With Earth Day coming up on April 22, teen-founded Second Chance Toys has again launched a used toy drive for kids in need. Bring fully functional plastic toys to one of their dropoff locations in New York, New Jersey, Philly or Chicago. Join a cause that has saved more than 65,000 toys from landfills & sweetened kids' lives with new-to-them playthings.

Saturday, March 19, 2011

Change It Up

Coin drives are such a simple, tangible way for kids to help other kids, demonstrating how small gestures can add up to something much bigger. Seattle's Wellspring Family Services -- which addresses the interlocking issues of mental health challenges, domestic violence, and homelessness -- is offering area kids a chance to create change by collecting change. Wellspring's Kids Helping Kids coin drive runs through September 1, 2011, and even gives entrants a chance to win their own original song by acclaimed kids' artist Caspar Babypants -- aka Chris Ballew of The Presidents of the United States of America.

Tuesday, March 8, 2011

Helping Out, Hanging Out

Greeting friends in the hall: A minor matter for most teens, but for those with autism and other disabilities that affect social interaction, it can take practice. And who better to practice with than typical peers? Adults "don't have the same know-how or the insider information" as peers, said speech-language pathologist Christopher Spiel of the Peer Communication Group he started two years ago at Plainfield East High School in Illinois.

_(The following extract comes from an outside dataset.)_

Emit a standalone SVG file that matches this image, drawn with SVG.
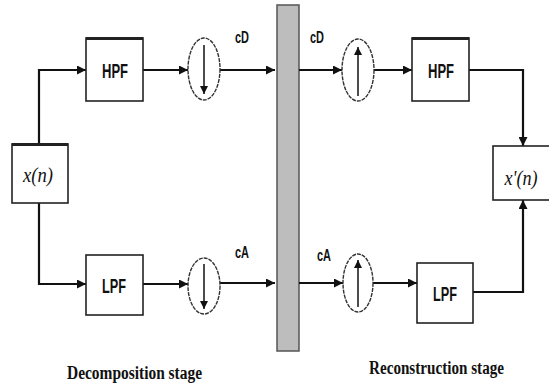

Teacher-recommended students who have a solid academic record and are known as good role models can trade study hall time for a chance to work with their special-needs peers twice a week, facilitated by Spiel and a social worker. Volunteers go through a two-hour training, and the group focuses on trust and relationship building before tackling specific skills. "Special education students [are] self-conscious and ... don't like to show their weakness," Spiel told Plainfield Patch. "We spend a lot of time to develop trust."

Once a month, the students kick back together at Hang Time Club, which Spiel personally funds to give the special-education students a chance to snack, play games, and just enjoy people outside of their families.

A comment from peer helper Myles Walters is filled with the kind of natural sensitivity and respect that teens can bring to their peers with challenges: "I understand these kids are just like us, but they may not know these things."

The benefits go both ways. "We are all clicking." Walters added. "It's a joyful time."